Ces 10 milliards d'euros qui divisent le MEDEF
Nul
n'est prophète en son pays et surtout pas le patron des patrons. Pierre Gattaz
ne s'est toujours pas imposé comme seul maître à bord du vaisseau patronal, et
cela commence à peser sur les négociations. Il a du mal à mettre d'accord
toutes les fédérations qui composent le mouvement. Hier, le numéro 2 du MEDEF,
Jean-François Pillard, a fait une sortie remarquée : une concentration des
allègements de charges sur les bas salaires - comme le souhaite Jean-Marc
AYRAULT – serait, à ses yeux, "inacceptable" car ''cela n'aurait
aucun effet sur la compétitivité des entreprises''.
Pourquoi
le MEDEF est divisé sur cette question ?
D'un
côté, il y a les petites entreprises qui préfèrent les baisses de charges sur
les bas salaires (les emplois peu qualifiés) car elles en comptent davantage,
et c'est cette catégorie qui est le plus touchée par le chômage. De l'autre
côté, il y a les grandes entreprises (industriels pour la plupart) qui
voudraient doper leur compétitivité en favorisant les emplois qualifiés. Ils
défendent l'idée selon laquelle la France a besoin d'une montée en gamme de sa
production pour gagner en qualité dans un monde de plus en plus concurrentiel à
l'international.
Ils
n'ont pas tord.

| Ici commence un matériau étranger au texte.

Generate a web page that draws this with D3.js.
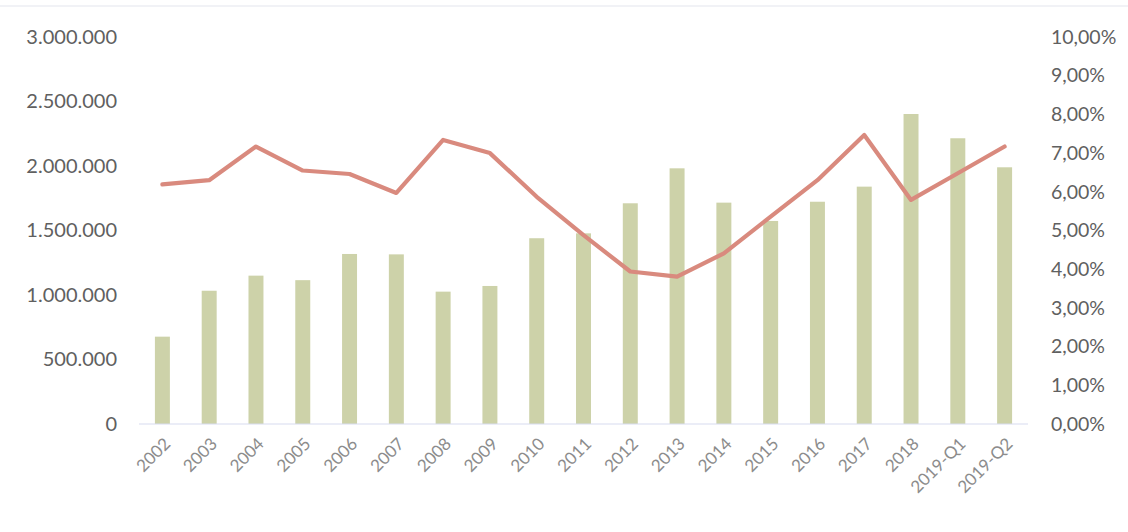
<!DOCTYPE html>
<html>
<head>
<meta charset="utf-8">
<script src="https://cdn.jsdelivr.net/npm/d3@7"></script>
<style>
  html, body { margin: 0; padding: 0; background: #fff; }
  svg { display: block; }
</style>
</head>
<body>
<svg id="chart" width="1128" height="532"></svg>
<script>
// Categories along the x axis
const categories = ["2002","2003","2004","2005","2006","2007","2008","2009","2010","2011",
                    "2012","2013","2014","2015","2016","2017","2018","2019-Q1","2019-Q2"];
// Bar series (left axis)
const volumes = [677000, 1033000, 1150000, 1115000, 1318000, 1315000, 1026000, 1070000, 1440000, 1478000,
                 1711000, 1982000, 1716000, 1574000, 1723000, 1840000, 2403000, 2215000, 1990000];
// Line series (right axis, percent)
const rates = [6.19, 6.30, 7.17, 6.55, 6.46, 5.97, 7.34, 7.00, 5.87, 4.88,
               3.94, 3.81, 4.41, 5.36, 6.30, 7.47, 5.79, 6.48, 7.17];
// Axis ticks
const leftTicks = [0, 500000, 1000000, 1500000, 2000000, 2500000, 3000000];
const rightTicks = [0, 1, 2, 3, 4, 5, 6, 7, 8, 9, 10];

const svg = d3.select("#chart");
const plot = { left: 139, right: 1028, top: 37, bottom: 424 };

const x = d3.scaleBand().domain(categories).range([plot.left, plot.right]).paddingInner(0.68).paddingOuter(0.34);
const yL = d3.scaleLinear().domain([0, 3000000]).range([plot.bottom, plot.top]);
const yR = d3.scaleLinear().domain([0, 10]).range([plot.bottom, plot.top]);

const fmtInt = v => d3.format(",")(v).replace(/,/g, ".");
const fmtPct = v => v.toFixed(2).replace(".", ",") + "%";

// faint frame edge along the top
svg.append("line")
  .attr("x1", 0).attr("x2", 1128).attr("y1", 6).attr("y2", 6)
  .attr("stroke", "#e3e6ee").attr("stroke-width", 1.2);

// bars
svg.append("g").selectAll("rect")
  .data(categories)
  .join("rect")
  .attr("x", (d) => x(d))
  .attr("width", x.bandwidth())
  .attr("y", (d, i) => yL(volumes[i]))
  .attr("height", (d, i) => yL(0) - yL(volumes[i]))
  .attr("fill", "#cdd2a9");

// baseline
svg.append("line")
  .attr("x1", plot.left).attr("x2", plot.right)
  .attr("y1", yL(0)).attr("y2", yL(0))
  .attr("stroke", "#d8dcef").attr("stroke-width", 1.2);

// line
const line = d3.line()
  .x((d, i) => x(categories[i]) + x.bandwidth() / 2)
  .y(d => yR(d));
svg.append("path")
  .datum(rates)
  .attr("d", line)
  .attr("fill", "none")
  .attr("stroke", "#d98a7e")
  .attr("stroke-width", 4.2)
  .attr("stroke-linejoin", "round")
  .attr("stroke-linecap", "round");

const axisFont = "Lato, 'Open Sans', sans-serif";

// left axis
const axL = d3.axisLeft(yL).tickValues(leftTicks).tickFormat(fmtInt).tickSize(0).tickPadding(0);
const gL = svg.append("g").attr("transform", "translate(117,0)").call(axL);
gL.select(".domain").remove();
gL.selectAll("text")
  .attr("font-family", axisFont)
  .attr("font-size", 20)
  .attr("fill", "#606060");

// right axis
const axR = d3.axisRight(yR).tickValues(rightTicks).tickFormat(fmtPct).tickSize(0).tickPadding(0);
const gR = svg.append("g").attr("transform", "translate(1051,0)").call(axR);
gR.select(".domain").remove();
gR.selectAll("text")
  .attr("font-family", axisFont)
  .attr("font-size", 19.5)
  .attr("fill", "#606060");

// category labels, rotated
const axB = d3.axisBottom(x).tickSize(0).tickPadding(0);
const gB = svg.append("g").attr("transform", `translate(0,${plot.bottom})`).call(axB);
gB.select(".domain").remove();
gB.selectAll("text")
  .attr("font-family", axisFont)
  .attr("font-size", 17)
  .attr("fill", "#8c8c8c")
  .attr("text-anchor", "end")
  .attr("dy", 0)
  .attr("transform", "translate(9,21) rotate(-45)");
</script>
</body>
</html>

Le problème, c'est que l'effet de la baisse de charges n'a pas
le même impact dans l'un ou l'autre cas. Toutes les études menées sur le sujet
montrent que ce qui profite le plus à la création d'emploi c'est la baisse de
charges sur les bas salaires.
Que
disent les chiffres ?
En
2009, en pleine crise financière, Nicolas SARKOZY avait mis en place le
dispositif "Zéro charge" (annulation complète des charges patronales
pour les entreprises de moins de dix salariés qui embauchaient des personnes
rémunérées jusqu'à 1,6 fois le SMIC). Prolongée jusqu'en 2010, cette mesure a
permis de créer 30.000 emplois en un an. Aujourd'hui, selon l'Institut
Montaigne, si les dix milliards d'euros d'allègements prévus ciblaient
uniquement les bas salaires, ce sont, à terme, 800.000 emplois qui pourraient
être créés.
Et
pourquoi cela ne joue pas sur les emplois qualifiés ?
Il
est prouvé que dans ce cas, 2/3 de la baisse de charges se transforment en
hausses de salaires pour les employés déjà installés et qui n'ont pas de
problème d'emploi ; seulement 1/3 de l'allègement se traduit par des créations
de postes. C'est un fait.
Donc
attention de ne dénaturer ni la mesure, ni le dialogue social. La hausse des
salaires n'est pas critiquable en soi (personne ne crache sur une
augmentation), mais cela serait un comble si elle était obtenue grâce à un
mécanisme initialement destiné à lutter contre le chômage. Cela serait un non-sens
économique et social, une erreur politique (si le gouvernement laissait faire,
il donnerait quitus au lobby industriel), quant au patronat, il ne sortirait
pas grandi de ce tour de passe-passe.
Pierre
GATTAZ parviendra-t-il à trancher ? S'il en a réellement la capacité, que ne
l'a-t-il déjà fait ou, au moins, envoyé quelques signaux en ce sens ? Mettons
l'absence de réponse sur le compte de la poursuite des négociations avec les syndicats
et le gouvernement. Mais tout le monde doit bien garder à l'esprit que le
dialogue social est destiné à défendre l'intérêt de tous, notamment de celles
et ceux qui sont aujourd'hui exclus du marché de l'emploi.